Last night I finished reading Imani all Mine by Connie Porter. While reading it, I could not help to think about girls who I know personally. Girls who are in my family. Girls who attend my church. Girls who I knew in school. Old girl friends from grade school. Mothers of the girls. Who all had babies very young out-of-wedlock.

All of the girls who I thought about were African-American.

Porter wrote the book using a type of vernacular.  I call it street vernacular. I think her ability to tell this type of story in this street vernacular is the quality of an author. The main character, Tasha, was talking in a way that reminded me of people I know, who I always correct. Using the past tense incorrectly, made me want to correct some sentences. Nevertheless, it gave me a better understanding of her world in Boston.

There was a time I felt sorry for girls like this (young girls who had babies out of wedlock) or I guess the word would be pity. I would wish that I had, just to give to them. But they do not want anyone’s sympathy or pity.  They only want love from that one special person. Their mother or their father. At least that is what they say.

What I want to read now is the same type of book from a male perspective. The male who rape. The male who sleeps around constantly. The male who also wants to be loved. I want to hear his story. Half of His Story It is half his story too.

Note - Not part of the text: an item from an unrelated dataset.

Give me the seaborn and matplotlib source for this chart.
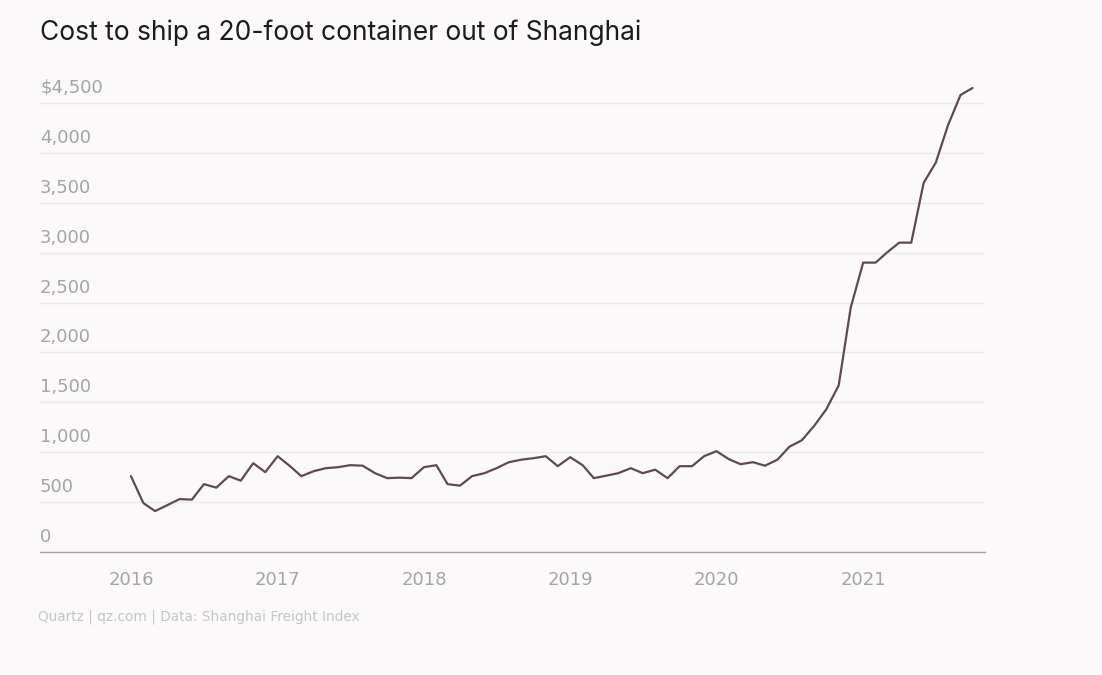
import pandas as pd
import seaborn as sns
import matplotlib.pyplot as plt
import matplotlib.transforms as mtransforms

# Monthly cost (USD) to ship a 20-foot container out of Shanghai, Jan 2016 - Oct 2021
months = pd.date_range("2016-01-01", periods=70, freq="MS")
cost = [760, 490, 410, 470, 530, 525, 680, 645, 760, 715, 890, 800,
        960, 860, 760, 810, 840, 850, 870, 865, 790, 740, 745, 740,
        850, 870, 680, 665, 760, 790, 840, 900, 925, 940, 960, 860,
        950, 870, 740, 765, 790, 840, 790, 825, 740, 860, 860, 960,
        1010, 930, 880, 900, 865, 925, 1055, 1120, 1265, 1430, 1670, 2450,
        2900, 2900, 3000, 3100, 3100, 3700, 3900, 4280, 4580, 4650]

y_ticks = [0, 500, 1000, 1500, 2000, 2500, 3000, 3500, 4000, 4500]
y_labels = ["0", "500", "1,000", "1,500", "2,000", "2,500", "3,000", "3,500", "4,000", "$4,500"]
years = ["2016", "2017", "2018", "2019", "2020", "2021"]

df = pd.DataFrame({"month": months, "cost": cost})

sns.set_style("white")
plt.rcParams["font.family"] = ["DejaVu Sans"]

bg = "#fbf9fa"
fig = plt.figure(figsize=(11.02, 6.75), dpi=100, facecolor=bg)
ax = fig.add_axes([40 / 1102, 123 / 675, 945 / 1102, 469 / 675])
ax.set_facecolor(bg)

sns.lineplot(data=df, x="month", y="cost", color="#5f4a53", linewidth=1.6, ax=ax)

ax.set_ylim(0, 4700)
ax.set_xlim(pd.Timestamp("2015-05-19"), pd.Timestamp("2021-11-01"))
ax.set_yticks(y_ticks)
ax.set_yticklabels(y_labels)
ax.set_xticks([pd.Timestamp(y + "-01-01") for y in years])
ax.set_xticklabels(years)
ax.set_xlabel("")
ax.set_ylabel("")

ax.grid(axis="y", color="#ebe9ea", linewidth=1)
ax.grid(axis="x", visible=False)
for side in ["top", "right", "left"]:
    ax.spines[side].set_visible(False)
ax.spines["bottom"].set_color("#a5a5a5")
ax.spines["bottom"].set_linewidth(1)

ax.tick_params(axis="y", length=0, pad=0, labelsize=13, labelcolor="#a5a5a5")
ax.tick_params(axis="x", length=0, pad=14, labelsize=13, labelcolor="#a5a5a5")

# put y labels on top of the gridlines, flush left
shift = mtransforms.ScaledTranslation(0, 0.10, fig.dpi_scale_trans)
for lab in ax.get_yticklabels():
    lab.set_horizontalalignment("left")
    lab.set_verticalalignment("baseline")
    lab.set_transform(lab.get_transform() + shift)

fig.text(40 / 1102, 1 - 33 / 675, "Cost to ship a 20-foot container out of Shanghai",
         fontsize=19, color="#1c1c1c", va="center", family=["Inter", "DejaVu Sans"])
fig.text(38 / 1102, 1 - 617 / 675, "Quartz | qz.com | Data: Shanghai Freight Index",
         fontsize=9.8, color="#c6c6c6", va="center")

plt.savefig("out.png", dpi=100, facecolor=bg)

2 thoughts on “Imani all Mine

  1. Knowing and having friends who have babies out of wedlock is quite an experince. I feel personally that its the result of a careless and bad mistake. I know afterwards that if you have the baby you will love it and I definately prefer everyone and anyone to have the baby rather than abort it. However, I also feel that young ladys of any social class should avoid having a baby, especially out of wedlock.
    I like the picture you choose. Its like we see the his eyes but not her´s. Is it because we already know her thoughts on the subject? Or is it because (this is my personal opinon) that society still gives an advantage to being male and this is play out in the game of love?

  2. Having babies out of wedlock has always been a touchy topic. And no matter how people try not to judge it still happens and most of the time it happens to the person who carries the baby- The Mother.
    The reason why I chose this picture is not because of his eyes but more because of the way he is holding her. He is more controlling the situation and their movement. Her arms are down by her side and he is pressing his body towards her. In the book, Imani all Mine, the main character, Tasha, got pregnant the first time from rape. The guy did all the holding. All the work so to speak.
    Sometimes when people- especially young girls – have children, society( family including) do not want to talk about how she got the child. No one in the book asked Tasha who was the father of Imani. They tried to guess but no one asked. And the guy wasn’t someone she knew; however, it was a student from her school. For Tasha, love wasn’t a game. It was real. Life and Death.